The shares are rebounding after some investors bet last week's decline was overdone, having depressed the company's price-to-earnings ratio below rivals, said Wu Kan, a Shanghai- based fund manager at Dazhong Insurance Co.

The Fujian government has three teams which will investigate the Zijin incident, monitor the water quality 24 hours a day, and be ready to handle emergencies, Zheng said. The government will also investigate pollution of all companies in the province, he said.

Zijin will contact the environmental agencies in the Fujian and Guangdong regarding the widening spill, company spokesman Zhao Jugang said by phone today.

Excess Discharge

The July 3 spill came after the same mine was cited for excess waste discharge last September, a problem Zijin didn't fix, the Shanghang county government said July 15. Zijin initially blamed heavy rains for the leak near Shanghang, where about half a million people live.

There was another leak on the 16th, with 500 cubic meters of waste water discharged, the company said on its website.

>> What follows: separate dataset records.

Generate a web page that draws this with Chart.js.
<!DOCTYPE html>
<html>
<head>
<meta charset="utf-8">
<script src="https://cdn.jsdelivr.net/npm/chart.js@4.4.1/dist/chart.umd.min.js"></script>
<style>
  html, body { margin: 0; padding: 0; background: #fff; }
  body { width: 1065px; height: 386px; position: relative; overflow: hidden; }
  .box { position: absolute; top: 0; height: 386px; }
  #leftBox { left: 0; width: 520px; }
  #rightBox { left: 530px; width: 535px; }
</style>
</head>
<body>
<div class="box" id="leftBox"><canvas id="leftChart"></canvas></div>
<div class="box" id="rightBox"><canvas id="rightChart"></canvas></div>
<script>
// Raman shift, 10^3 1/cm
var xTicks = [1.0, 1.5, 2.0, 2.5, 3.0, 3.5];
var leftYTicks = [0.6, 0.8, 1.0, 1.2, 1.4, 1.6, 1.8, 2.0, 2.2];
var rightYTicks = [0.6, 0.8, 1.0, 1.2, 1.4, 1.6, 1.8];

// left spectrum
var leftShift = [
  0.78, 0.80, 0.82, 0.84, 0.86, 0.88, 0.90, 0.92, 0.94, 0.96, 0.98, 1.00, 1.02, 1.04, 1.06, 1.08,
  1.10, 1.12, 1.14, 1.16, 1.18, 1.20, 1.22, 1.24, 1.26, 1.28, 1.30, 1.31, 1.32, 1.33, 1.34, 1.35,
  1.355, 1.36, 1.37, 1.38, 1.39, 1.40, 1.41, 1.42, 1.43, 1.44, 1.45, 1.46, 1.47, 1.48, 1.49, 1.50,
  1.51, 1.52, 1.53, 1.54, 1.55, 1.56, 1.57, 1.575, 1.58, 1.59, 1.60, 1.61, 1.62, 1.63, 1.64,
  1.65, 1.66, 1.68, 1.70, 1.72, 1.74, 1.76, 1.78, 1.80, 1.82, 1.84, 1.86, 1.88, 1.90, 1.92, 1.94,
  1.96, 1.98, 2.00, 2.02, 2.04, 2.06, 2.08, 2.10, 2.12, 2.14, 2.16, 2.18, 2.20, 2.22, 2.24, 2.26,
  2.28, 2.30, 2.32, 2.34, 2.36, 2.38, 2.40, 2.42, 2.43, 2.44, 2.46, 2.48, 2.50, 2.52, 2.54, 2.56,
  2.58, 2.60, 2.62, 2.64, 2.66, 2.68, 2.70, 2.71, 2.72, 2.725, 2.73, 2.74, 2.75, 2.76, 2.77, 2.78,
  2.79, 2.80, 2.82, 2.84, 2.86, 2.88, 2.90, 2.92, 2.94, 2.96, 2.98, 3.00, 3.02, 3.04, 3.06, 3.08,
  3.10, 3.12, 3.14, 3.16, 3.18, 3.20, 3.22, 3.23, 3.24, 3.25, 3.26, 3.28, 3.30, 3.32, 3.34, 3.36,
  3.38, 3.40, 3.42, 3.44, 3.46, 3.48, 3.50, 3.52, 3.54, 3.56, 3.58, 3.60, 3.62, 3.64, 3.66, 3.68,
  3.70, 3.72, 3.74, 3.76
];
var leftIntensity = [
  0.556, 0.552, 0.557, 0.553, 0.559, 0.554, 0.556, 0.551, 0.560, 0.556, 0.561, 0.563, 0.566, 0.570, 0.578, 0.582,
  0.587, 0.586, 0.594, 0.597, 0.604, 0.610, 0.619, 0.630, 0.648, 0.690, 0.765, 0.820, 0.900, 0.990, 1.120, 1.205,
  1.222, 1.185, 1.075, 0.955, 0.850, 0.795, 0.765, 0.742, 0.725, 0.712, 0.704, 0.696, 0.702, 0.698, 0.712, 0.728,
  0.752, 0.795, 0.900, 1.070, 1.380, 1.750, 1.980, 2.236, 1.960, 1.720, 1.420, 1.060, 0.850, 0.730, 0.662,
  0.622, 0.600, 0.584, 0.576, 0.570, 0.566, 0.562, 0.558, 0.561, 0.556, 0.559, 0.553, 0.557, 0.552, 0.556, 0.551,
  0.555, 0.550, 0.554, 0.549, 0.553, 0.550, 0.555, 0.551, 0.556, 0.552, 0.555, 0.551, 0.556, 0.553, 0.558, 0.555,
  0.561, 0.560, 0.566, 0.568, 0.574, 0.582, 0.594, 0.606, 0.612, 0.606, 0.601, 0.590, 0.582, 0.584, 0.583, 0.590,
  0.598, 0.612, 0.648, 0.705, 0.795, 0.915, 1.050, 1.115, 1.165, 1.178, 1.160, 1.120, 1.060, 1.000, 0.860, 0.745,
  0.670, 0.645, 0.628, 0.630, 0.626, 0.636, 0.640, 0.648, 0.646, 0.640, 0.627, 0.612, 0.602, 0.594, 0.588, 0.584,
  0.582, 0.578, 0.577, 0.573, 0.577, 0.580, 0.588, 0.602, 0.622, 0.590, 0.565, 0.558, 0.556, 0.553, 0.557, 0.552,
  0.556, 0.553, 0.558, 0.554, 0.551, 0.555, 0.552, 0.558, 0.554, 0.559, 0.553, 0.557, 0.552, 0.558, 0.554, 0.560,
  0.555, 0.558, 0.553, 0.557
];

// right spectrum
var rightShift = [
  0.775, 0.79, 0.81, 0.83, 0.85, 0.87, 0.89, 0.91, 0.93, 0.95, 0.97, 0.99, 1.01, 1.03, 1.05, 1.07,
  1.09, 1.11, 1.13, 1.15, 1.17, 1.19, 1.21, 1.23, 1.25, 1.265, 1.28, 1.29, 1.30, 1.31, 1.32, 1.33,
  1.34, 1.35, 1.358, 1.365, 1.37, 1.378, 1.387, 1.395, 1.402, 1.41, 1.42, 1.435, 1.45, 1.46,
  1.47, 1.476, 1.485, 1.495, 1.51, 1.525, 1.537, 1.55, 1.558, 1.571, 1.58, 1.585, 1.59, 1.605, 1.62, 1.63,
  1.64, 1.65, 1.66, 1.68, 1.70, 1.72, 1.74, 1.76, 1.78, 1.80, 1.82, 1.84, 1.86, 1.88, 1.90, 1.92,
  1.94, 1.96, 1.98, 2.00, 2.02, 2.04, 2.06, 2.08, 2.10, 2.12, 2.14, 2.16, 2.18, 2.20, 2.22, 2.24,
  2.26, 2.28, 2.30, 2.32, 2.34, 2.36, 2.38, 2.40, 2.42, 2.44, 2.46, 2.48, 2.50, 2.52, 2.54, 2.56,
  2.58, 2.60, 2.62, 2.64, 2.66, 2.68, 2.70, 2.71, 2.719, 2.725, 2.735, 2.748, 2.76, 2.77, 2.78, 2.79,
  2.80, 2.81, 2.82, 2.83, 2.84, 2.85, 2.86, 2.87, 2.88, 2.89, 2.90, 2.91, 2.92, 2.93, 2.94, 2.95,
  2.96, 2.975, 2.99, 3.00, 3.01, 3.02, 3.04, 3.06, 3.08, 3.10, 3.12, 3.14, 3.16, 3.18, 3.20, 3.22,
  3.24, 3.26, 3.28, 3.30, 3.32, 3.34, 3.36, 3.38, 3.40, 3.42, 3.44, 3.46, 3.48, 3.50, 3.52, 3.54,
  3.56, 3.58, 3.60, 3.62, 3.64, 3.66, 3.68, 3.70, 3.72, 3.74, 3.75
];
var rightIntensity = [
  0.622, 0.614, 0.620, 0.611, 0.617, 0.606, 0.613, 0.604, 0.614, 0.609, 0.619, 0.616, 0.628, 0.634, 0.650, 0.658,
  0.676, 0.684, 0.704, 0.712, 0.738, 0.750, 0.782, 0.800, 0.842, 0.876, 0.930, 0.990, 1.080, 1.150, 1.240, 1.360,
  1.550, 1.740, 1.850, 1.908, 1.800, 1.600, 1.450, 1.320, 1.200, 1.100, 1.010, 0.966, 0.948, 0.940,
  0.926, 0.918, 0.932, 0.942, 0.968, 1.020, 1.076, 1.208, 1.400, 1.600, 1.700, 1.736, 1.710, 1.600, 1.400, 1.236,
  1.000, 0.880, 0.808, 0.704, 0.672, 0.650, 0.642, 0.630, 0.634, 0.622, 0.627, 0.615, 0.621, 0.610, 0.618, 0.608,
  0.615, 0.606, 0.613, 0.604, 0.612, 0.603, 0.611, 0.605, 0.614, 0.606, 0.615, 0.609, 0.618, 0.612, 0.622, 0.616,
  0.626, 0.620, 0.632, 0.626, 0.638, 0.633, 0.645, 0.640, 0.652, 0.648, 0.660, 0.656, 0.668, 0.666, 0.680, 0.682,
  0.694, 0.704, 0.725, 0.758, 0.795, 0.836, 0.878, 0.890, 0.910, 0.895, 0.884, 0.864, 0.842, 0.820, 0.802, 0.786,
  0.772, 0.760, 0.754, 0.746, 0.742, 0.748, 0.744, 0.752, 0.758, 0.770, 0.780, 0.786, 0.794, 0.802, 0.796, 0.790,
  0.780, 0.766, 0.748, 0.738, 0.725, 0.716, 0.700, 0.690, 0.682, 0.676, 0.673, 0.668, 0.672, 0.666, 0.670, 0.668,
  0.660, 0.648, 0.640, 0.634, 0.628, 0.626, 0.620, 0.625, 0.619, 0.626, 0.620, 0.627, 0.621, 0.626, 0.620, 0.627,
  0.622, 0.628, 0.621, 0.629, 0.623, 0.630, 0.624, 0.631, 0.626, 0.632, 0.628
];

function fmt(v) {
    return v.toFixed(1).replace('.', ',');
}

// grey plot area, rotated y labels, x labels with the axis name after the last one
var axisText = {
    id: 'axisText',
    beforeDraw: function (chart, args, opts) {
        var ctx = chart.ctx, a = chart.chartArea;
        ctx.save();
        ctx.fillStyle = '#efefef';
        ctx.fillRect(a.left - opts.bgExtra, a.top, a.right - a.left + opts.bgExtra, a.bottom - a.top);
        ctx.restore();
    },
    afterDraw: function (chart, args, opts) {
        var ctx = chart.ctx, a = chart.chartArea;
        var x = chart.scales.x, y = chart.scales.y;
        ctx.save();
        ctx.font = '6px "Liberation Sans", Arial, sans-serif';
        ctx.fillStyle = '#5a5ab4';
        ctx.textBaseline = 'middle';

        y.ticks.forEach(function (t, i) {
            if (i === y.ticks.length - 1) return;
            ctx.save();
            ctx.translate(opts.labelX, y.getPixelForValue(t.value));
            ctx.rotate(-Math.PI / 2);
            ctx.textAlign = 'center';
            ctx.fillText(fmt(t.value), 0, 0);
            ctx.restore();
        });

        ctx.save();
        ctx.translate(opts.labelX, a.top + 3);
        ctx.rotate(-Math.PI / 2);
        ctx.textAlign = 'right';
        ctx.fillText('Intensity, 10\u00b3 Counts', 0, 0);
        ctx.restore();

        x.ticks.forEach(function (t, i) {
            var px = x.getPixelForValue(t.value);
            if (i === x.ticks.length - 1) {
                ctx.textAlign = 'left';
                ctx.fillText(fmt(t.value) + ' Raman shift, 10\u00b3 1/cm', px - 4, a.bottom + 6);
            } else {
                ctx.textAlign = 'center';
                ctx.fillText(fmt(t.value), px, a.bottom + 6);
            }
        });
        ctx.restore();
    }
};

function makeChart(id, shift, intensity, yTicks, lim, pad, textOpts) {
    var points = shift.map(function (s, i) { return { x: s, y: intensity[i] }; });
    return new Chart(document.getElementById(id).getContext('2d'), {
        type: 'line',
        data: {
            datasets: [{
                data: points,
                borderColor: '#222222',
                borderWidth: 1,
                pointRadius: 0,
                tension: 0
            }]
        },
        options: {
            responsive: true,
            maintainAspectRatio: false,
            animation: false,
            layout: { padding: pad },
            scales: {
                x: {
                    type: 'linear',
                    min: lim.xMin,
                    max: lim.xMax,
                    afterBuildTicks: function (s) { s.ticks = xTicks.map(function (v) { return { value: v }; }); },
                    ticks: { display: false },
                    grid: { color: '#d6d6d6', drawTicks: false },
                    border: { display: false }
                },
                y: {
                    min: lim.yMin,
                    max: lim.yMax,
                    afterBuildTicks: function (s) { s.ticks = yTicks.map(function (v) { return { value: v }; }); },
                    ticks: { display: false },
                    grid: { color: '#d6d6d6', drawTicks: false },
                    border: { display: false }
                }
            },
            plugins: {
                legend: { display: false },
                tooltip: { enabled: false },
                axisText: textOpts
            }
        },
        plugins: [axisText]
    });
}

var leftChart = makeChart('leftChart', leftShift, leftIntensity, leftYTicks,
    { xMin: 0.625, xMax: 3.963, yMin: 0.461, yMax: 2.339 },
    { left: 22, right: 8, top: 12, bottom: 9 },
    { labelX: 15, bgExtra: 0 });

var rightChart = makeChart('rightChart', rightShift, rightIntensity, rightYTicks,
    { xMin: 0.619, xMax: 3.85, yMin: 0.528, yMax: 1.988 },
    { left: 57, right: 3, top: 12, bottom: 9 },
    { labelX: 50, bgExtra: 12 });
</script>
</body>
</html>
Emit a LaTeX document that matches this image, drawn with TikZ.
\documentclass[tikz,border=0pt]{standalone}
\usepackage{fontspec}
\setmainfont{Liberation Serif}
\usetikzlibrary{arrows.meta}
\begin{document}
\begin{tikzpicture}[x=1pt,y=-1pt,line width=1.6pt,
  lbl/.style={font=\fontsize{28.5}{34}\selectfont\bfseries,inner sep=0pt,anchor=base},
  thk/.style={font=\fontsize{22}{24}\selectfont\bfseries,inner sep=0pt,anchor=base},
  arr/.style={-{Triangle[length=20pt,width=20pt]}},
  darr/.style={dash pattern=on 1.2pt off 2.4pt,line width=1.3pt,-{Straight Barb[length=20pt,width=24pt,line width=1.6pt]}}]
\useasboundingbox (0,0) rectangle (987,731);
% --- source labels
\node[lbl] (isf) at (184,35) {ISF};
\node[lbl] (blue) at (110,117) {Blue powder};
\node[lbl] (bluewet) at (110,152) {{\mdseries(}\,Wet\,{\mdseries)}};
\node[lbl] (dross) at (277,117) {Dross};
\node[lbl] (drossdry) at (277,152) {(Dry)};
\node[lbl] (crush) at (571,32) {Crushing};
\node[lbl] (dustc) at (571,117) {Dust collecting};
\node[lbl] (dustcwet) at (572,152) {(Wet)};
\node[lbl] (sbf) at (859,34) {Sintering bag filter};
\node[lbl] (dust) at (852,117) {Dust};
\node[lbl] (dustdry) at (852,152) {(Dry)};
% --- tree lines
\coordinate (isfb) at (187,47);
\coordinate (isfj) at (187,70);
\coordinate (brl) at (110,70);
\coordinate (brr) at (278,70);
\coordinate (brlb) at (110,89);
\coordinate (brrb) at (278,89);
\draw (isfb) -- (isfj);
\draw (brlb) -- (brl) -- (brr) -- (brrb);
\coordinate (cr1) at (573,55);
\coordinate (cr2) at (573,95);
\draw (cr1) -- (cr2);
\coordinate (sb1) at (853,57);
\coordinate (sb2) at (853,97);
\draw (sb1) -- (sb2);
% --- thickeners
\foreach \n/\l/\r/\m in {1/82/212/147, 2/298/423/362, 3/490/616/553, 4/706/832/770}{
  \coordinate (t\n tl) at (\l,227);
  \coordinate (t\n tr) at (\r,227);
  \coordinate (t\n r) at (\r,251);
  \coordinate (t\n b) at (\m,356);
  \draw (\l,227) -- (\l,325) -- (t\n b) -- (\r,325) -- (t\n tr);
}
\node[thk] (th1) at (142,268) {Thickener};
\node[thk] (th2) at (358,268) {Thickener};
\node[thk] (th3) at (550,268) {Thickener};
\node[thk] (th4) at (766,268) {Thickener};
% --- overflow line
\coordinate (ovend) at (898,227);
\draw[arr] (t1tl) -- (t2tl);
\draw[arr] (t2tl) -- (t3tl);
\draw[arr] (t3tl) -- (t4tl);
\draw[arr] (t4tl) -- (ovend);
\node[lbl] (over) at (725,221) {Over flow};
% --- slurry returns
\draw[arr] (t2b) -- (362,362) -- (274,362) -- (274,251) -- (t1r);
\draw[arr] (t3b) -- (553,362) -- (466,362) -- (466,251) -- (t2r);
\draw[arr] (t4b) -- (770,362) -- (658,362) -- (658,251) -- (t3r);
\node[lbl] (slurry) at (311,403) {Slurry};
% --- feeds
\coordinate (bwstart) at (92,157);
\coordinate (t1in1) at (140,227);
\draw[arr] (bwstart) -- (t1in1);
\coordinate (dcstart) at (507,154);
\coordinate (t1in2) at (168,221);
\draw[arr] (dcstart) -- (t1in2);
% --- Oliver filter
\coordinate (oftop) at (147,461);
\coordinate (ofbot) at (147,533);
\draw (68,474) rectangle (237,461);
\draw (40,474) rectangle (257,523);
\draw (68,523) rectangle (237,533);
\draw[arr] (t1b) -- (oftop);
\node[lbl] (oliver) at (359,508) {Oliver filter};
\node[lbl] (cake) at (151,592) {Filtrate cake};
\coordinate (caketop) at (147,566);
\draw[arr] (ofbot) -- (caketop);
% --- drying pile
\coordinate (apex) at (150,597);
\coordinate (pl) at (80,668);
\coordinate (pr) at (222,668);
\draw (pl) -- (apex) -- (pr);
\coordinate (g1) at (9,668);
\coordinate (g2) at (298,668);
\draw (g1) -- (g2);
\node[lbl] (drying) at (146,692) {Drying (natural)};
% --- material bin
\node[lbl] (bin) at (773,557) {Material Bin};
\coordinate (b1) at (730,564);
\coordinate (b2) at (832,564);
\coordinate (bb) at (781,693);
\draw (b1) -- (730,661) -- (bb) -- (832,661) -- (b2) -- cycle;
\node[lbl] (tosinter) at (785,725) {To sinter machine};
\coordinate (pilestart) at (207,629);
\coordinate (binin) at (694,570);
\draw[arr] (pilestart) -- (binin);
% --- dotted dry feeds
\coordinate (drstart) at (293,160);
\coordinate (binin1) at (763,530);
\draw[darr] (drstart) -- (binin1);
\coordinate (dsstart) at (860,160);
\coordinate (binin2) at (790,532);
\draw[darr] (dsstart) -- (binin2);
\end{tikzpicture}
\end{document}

Zijin's board of directors expresses "its deep regret regarding the incident and the improper handling of information disclosure by the company, for causing substantial losses to the fish farmers located at the reservoir downstream of the mine and having a harmful impact on society," the company said yesterday.

Zijin, China's sixth-largest copper producer, has shut its smelter during the investigation and doesn't know when it will reopen. Output at Zijinshan accounts for about 15 percent of Zijin's total production, according to Guotai Junan Securities Co. The mine also generates about 60 percent of its gold output.

As many as 38 Chinese officials will be penalized for dereliction of duty, the 21st Century Business Herald said today, citing an unidentified person.

Zijin's sales soared 68-fold in the past decade as China's gold industry became the world's largest producer of the commodity, overtaking South Africa in 2007. The company, the largest publicly traded Chinese bullion producer, operates in Peru, Mongolia, Canada and Myanmar, according to its website.